Since they made their Ibiza Rocks debut in 2005, members of the band have played twice more – Babyshambles were there in 2005 and Dirty Pretty Things in 2006. And as unbelievable as it still seems, eight years later they’re back together.
They were supported by punk duo Slaves, who recently told the NME, “We’re exactly what this generation needs.” Probably true – during their set the crowdsurfing got very inclusive, as demonstrated by this mantaray… person… thing.
3,000 lucky fans piled into the Ibiza Rocks Hotel on the White Isle to catch the band’s exciting return.
Taking to the stage, Pete Doherty drank mojitos and champagne, but he didn’t neglect his fans’ thirst, throwing cans of beer into the crowd.
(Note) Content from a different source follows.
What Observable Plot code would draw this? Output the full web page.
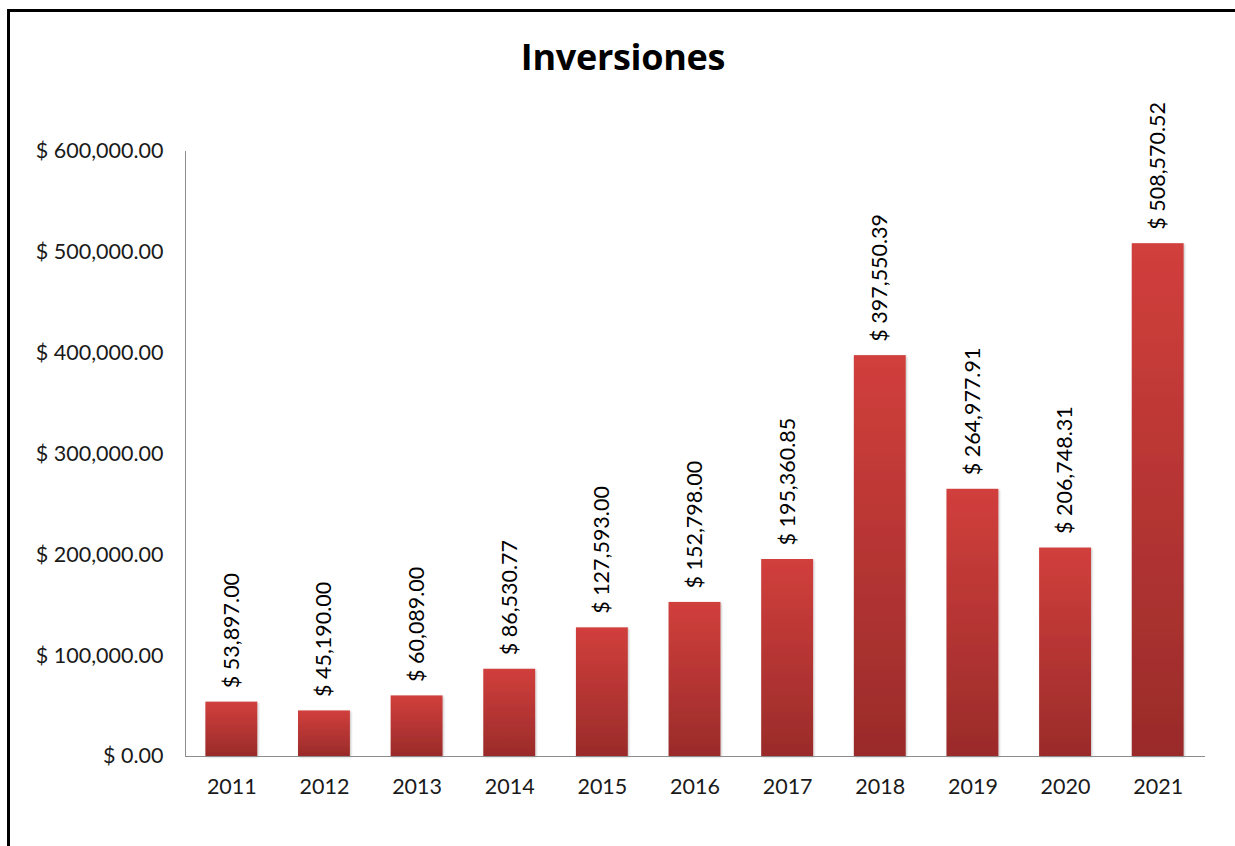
<!DOCTYPE html>
<html>
<head>
<meta charset="utf-8">
<script src="https://cdn.jsdelivr.net/npm/d3@7"></script>
<script src="https://cdn.jsdelivr.net/npm/@observablehq/plot@0.6"></script>
<style>
  html, body { margin: 0; padding: 0; background: #fff; width: 1235px; height: 846px; overflow: hidden; }
  #frame { position: absolute; left: 7px; top: 9px; width: 1240px; height: 900px; border-left: 3px solid #000; border-top: 3px solid #000; box-sizing: border-box; }
  #title { position: absolute; left: 0; width: 1246px; top: 32px; text-align: center; font-family: "Open Sans", sans-serif; font-weight: bold; font-size: 36px; color: #000; letter-spacing: -0.3px; }
  #chart { position: absolute; left: 0; top: 0; }
</style>
</head>
<body>
<div id="frame"></div>
<div id="chart"></div>
<div id="title">Inversiones</div>
<script>
const years = ["2011","2012","2013","2014","2015","2016","2017","2018","2019","2020","2021"];
const values = [53897.00, 45190.00, 60089.00, 86530.77, 127593.00, 152798.00, 195360.85, 397550.39, 264977.91, 206748.31, 508570.52];
const yTicks = [0, 100000, 200000, 300000, 400000, 500000, 600000];

const data = years.map((y, i) => ({year: y, value: values[i]}));
const money = v => "$ " + d3.format(",.2f")(v);

const defs = () => {
  const d = d3.create("svg:defs");
  const g = d.append("linearGradient").attr("id", "barGrad")
    .attr("x1", 0).attr("y1", 0).attr("x2", 0).attr("y2", 1);
  g.append("stop").attr("offset", "0%").attr("stop-color", "#d13f3c");
  g.append("stop").attr("offset", "100%").attr("stop-color", "#9a2b2a");
  const f = d.append("filter").attr("id", "shadow").attr("x", "-20%").attr("y", "-20%").attr("width", "140%").attr("height", "140%");
  f.append("feDropShadow").attr("dx", 1).attr("dy", 1).attr("stdDeviation", 1.2).attr("flood-color", "#000").attr("flood-opacity", 0.25);
  return d.node();
};

const FS = 21.5;
const chart = Plot.plot({
  width: 1235,
  height: 846,
  marginTop: 151,
  marginBottom: 90,
  marginLeft: 185,
  marginRight: 31,
  style: { fontFamily: "Lato, sans-serif", fontSize: FS + "px", color: "#1a1a1a", background: "transparent", overflow: "visible" },
  x: { domain: years, paddingInner: 0.44, paddingOuter: 0.22, round: false, label: null },
  y: { domain: [0, 600000], label: null },
  marks: [
    defs,
    Plot.axisY({ ticks: yTicks, tickFormat: money, tickSize: 0, tickPadding: 22, label: null, fontSize: FS }),
    Plot.axisX({ tickSize: 0, tickPadding: 22, label: null, fontSize: FS }),
    Plot.barY(data, { x: "year", y: "value", fill: "url(#barGrad)" }),
    Plot.frame({ anchor: "left", stroke: "#8c8c8c", strokeWidth: 1 }),
    Plot.frame({ anchor: "bottom", stroke: "#8c8c8c", strokeWidth: 1 }),
    Plot.text(data, { x: "year", y: "value", text: d => money(d.value), rotate: -90, textAnchor: "start", dy: -14, fontSize: FS, fill: "#000" })
  ]
});
chart.querySelectorAll("g[aria-label='bar'] rect").forEach(r => r.setAttribute("filter", "url(#shadow)"));
document.getElementById("chart").appendChild(chart);
</script>
</body>
</html>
As they started playing he jumped into the crowd.
He also threw melon from his dressing room balcony. Just in case the fans were hungry too.
The band played ‘The Good Old Days’, ‘Don’t Look Back Into The Sun’, and even a cover of Oasis’ ‘Don’t Look Back In Anger’
Pete’s shirt became a little worse for wear after his leap into the crowd at the start of the gig.
Since their secret set at Glastonbury, The Libertines have played Open’er and T In the Park, and before they hit Reading & Leeds in August they will play sets at Benidorm’s Lowfest and Zurich Openair.
The likely lads were in top form, providing an electric atmosphere.
Gary Powell was, as ever, totally on point.
The band’s security didn’t seem to mind hauling Pete up to the stage after he leapt over the barriers into the crowd. Actually, they’d probably have been weirded out if he hadn’t.
As frantic as the set was at some points, there was still space for lower-key moments.
The gig ended with a shower of confetti over their 3,000 jubilant fans before the band headed backstage to hang out and play a bit of football. Job well done, boys.